Work to be completed:
Set down the full listing exactly as given. Any pictures are to be left out.

Dataset excerpt:
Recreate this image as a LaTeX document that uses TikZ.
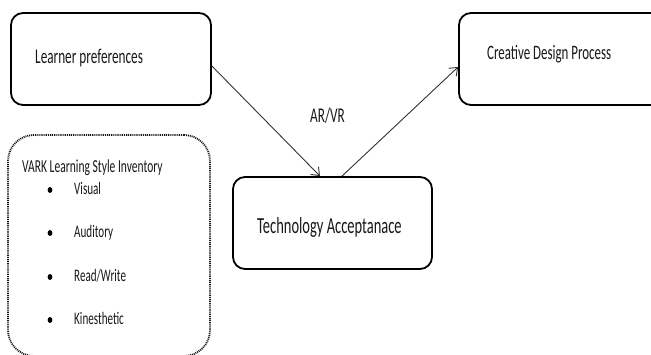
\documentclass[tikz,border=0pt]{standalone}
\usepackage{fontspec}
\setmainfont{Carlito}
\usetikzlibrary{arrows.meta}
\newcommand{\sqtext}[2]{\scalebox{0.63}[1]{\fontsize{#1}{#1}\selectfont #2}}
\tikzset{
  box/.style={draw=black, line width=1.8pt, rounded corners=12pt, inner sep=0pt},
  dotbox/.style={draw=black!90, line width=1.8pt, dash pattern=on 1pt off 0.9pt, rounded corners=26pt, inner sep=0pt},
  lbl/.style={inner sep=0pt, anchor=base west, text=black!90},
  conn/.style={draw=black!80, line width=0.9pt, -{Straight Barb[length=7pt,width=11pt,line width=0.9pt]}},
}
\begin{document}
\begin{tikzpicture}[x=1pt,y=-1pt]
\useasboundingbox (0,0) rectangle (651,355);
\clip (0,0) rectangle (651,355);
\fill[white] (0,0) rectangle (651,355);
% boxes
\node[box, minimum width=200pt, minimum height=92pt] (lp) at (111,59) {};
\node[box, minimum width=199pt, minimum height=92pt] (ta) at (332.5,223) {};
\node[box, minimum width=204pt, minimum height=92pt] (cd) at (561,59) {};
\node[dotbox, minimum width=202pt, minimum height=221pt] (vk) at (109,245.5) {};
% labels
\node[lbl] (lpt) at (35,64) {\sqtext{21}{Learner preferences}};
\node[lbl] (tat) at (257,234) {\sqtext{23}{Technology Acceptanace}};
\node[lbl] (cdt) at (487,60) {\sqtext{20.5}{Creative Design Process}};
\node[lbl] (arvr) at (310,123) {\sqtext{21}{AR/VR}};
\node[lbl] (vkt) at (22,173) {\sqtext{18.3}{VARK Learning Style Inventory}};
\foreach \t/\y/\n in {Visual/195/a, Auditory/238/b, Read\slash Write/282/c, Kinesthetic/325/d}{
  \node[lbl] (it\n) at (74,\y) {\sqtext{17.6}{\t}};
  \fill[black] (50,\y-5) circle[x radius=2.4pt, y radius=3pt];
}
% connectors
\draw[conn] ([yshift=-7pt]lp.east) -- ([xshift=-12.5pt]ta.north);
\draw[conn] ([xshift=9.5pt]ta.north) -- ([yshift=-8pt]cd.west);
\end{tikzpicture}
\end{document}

Answer in full:
Recreate this image as a LaTeX document that uses TikZ.
\documentclass[tikz,border=0pt]{standalone}
\usepackage{fontspec}
\setmainfont{Carlito}
\usetikzlibrary{arrows.meta}
\newcommand{\sqtext}[2]{\scalebox{0.63}[1]{\fontsize{#1}{#1}\selectfont #2}}
\tikzset{
  box/.style={draw=black, line width=1.8pt, rounded corners=12pt, inner sep=0pt},
  dotbox/.style={draw=black!90, line width=1.8pt, dash pattern=on 1pt off 0.9pt, rounded corners=26pt, inner sep=0pt},
  lbl/.style={inner sep=0pt, anchor=base west, text=black!90},
  conn/.style={draw=black!80, line width=0.9pt, -{Straight Barb[length=7pt,width=11pt,line width=0.9pt]}},
}
\begin{document}
\begin{tikzpicture}[x=1pt,y=-1pt]
\useasboundingbox (0,0) rectangle (651,355);
\clip (0,0) rectangle (651,355);
\fill[white] (0,0) rectangle (651,355);
% boxes
\node[box, minimum width=200pt, minimum height=92pt] (lp) at (111,59) {};
\node[box, minimum width=199pt, minimum height=92pt] (ta) at (332.5,223) {};
\node[box, minimum width=204pt, minimum height=92pt] (cd) at (561,59) {};
\node[dotbox, minimum width=202pt, minimum height=221pt] (vk) at (109,245.5) {};
% labels
\node[lbl] (lpt) at (35,64) {\sqtext{21}{Learner preferences}};
\node[lbl] (tat) at (257,234) {\sqtext{23}{Technology Acceptanace}};
\node[lbl] (cdt) at (487,60) {\sqtext{20.5}{Creative Design Process}};
\node[lbl] (arvr) at (310,123) {\sqtext{21}{AR/VR}};
\node[lbl] (vkt) at (22,173) {\sqtext{18.3}{VARK Learning Style Inventory}};
\foreach \t/\y/\n in {Visual/195/a, Auditory/238/b, Read\slash Write/282/c, Kinesthetic/325/d}{
  \node[lbl] (it\n) at (74,\y) {\sqtext{17.6}{\t}};
  \fill[black] (50,\y-5) circle[x radius=2.4pt, y radius=3pt];
}
% connectors
\draw[conn] ([yshift=-7pt]lp.east) -- ([xshift=-12.5pt]ta.north);
\draw[conn] ([xshift=9.5pt]ta.north) -- ([yshift=-8pt]cd.west);
\end{tikzpicture}
\end{document}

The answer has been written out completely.